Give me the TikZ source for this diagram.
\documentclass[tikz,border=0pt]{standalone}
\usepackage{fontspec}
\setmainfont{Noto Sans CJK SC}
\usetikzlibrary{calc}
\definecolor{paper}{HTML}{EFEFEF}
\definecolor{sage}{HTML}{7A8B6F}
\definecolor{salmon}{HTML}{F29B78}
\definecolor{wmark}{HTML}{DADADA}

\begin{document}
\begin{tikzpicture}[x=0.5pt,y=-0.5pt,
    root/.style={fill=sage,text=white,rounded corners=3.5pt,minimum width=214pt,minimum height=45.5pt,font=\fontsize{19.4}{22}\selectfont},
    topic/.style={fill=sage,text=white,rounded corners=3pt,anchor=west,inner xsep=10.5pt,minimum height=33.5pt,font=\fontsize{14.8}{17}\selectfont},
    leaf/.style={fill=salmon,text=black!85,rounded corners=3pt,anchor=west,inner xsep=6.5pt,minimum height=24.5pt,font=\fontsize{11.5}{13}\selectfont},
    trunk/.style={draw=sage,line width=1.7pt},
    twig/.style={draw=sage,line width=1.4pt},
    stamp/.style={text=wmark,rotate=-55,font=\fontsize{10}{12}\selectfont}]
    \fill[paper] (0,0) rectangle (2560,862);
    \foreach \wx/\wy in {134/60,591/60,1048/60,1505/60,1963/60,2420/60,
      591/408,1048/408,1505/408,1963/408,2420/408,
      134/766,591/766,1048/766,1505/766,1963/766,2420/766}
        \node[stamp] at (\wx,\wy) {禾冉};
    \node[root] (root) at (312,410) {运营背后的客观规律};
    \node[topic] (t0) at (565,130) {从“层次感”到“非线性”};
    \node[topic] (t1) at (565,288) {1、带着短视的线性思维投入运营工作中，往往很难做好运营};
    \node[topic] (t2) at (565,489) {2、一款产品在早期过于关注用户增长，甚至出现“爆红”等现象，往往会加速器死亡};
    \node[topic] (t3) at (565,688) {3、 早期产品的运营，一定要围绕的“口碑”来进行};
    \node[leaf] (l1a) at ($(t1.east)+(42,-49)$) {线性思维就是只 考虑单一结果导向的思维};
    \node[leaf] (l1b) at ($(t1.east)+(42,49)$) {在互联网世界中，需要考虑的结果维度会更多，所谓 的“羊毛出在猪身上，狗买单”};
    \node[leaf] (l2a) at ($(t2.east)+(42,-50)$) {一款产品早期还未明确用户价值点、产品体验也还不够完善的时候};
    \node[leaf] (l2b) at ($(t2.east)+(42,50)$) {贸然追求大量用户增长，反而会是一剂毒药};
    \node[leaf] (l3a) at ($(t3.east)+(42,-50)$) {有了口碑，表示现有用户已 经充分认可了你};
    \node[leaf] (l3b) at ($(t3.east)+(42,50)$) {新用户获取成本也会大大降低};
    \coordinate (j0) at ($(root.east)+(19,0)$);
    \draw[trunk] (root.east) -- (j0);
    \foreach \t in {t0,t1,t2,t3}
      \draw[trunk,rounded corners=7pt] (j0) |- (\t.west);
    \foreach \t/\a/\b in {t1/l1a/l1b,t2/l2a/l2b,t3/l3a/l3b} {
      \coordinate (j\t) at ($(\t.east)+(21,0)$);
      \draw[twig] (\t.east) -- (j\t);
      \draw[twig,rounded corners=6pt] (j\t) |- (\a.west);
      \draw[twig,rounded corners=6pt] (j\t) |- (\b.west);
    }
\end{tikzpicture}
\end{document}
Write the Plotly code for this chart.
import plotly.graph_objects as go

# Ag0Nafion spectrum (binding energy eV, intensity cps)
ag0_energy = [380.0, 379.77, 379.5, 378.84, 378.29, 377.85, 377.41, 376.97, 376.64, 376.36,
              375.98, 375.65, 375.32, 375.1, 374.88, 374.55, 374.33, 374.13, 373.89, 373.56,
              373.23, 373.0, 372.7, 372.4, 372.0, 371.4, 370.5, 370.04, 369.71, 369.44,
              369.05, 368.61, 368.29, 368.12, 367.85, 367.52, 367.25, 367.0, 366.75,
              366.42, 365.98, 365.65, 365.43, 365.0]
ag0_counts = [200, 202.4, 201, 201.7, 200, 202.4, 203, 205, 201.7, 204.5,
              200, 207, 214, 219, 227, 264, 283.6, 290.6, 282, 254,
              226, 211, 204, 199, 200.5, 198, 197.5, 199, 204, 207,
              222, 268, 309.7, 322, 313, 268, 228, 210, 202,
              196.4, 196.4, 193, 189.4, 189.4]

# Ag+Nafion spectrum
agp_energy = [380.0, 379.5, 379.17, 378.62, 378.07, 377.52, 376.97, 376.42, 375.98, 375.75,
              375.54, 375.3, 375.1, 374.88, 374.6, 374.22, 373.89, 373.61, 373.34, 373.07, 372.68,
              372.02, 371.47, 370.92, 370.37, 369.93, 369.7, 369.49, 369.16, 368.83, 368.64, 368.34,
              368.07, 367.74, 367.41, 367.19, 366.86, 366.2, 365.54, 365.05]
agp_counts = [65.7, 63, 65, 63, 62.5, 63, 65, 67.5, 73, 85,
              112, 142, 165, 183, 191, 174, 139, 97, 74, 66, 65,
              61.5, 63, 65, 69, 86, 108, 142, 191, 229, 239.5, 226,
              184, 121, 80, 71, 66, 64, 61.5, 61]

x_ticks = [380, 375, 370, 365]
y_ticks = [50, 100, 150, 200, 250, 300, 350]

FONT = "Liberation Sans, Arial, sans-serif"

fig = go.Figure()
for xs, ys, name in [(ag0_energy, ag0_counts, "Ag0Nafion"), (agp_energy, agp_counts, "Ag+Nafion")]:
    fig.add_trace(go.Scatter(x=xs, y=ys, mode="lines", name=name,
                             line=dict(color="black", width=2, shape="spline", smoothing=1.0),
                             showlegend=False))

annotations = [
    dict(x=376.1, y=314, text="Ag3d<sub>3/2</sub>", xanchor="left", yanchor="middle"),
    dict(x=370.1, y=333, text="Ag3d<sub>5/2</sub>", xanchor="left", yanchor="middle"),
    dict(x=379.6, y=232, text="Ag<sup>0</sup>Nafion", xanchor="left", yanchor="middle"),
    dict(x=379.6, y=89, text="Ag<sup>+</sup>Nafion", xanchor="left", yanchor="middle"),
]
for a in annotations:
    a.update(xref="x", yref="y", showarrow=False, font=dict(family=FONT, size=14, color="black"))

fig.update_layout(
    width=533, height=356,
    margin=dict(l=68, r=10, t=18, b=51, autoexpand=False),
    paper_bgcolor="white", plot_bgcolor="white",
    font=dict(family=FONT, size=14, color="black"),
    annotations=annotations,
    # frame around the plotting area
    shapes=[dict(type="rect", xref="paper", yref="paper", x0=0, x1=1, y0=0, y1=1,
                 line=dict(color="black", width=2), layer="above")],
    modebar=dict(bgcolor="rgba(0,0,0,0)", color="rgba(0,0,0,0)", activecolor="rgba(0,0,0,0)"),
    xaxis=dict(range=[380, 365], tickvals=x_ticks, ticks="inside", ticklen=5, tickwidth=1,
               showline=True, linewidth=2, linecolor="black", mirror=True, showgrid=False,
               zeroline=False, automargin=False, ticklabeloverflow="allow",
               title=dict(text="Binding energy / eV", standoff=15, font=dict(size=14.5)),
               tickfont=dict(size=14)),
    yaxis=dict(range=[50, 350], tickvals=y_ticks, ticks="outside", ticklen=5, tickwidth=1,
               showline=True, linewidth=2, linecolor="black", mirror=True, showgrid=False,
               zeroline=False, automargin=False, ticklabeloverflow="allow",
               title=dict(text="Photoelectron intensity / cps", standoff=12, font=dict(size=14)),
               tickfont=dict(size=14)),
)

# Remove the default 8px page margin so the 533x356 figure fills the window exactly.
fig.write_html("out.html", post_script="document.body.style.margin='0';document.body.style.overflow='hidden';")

> **TASK STATEMENT**
Using the entries shown above, reproduce verbatim the lines from the line bearing "Write the Plotly code for this chart." to the line bearing "import plotly.graph_objects as go", inclusive.

> **RESPONSE TO THE EXERCISE**
Write the Plotly code for this chart.
import plotly.graph_objects as go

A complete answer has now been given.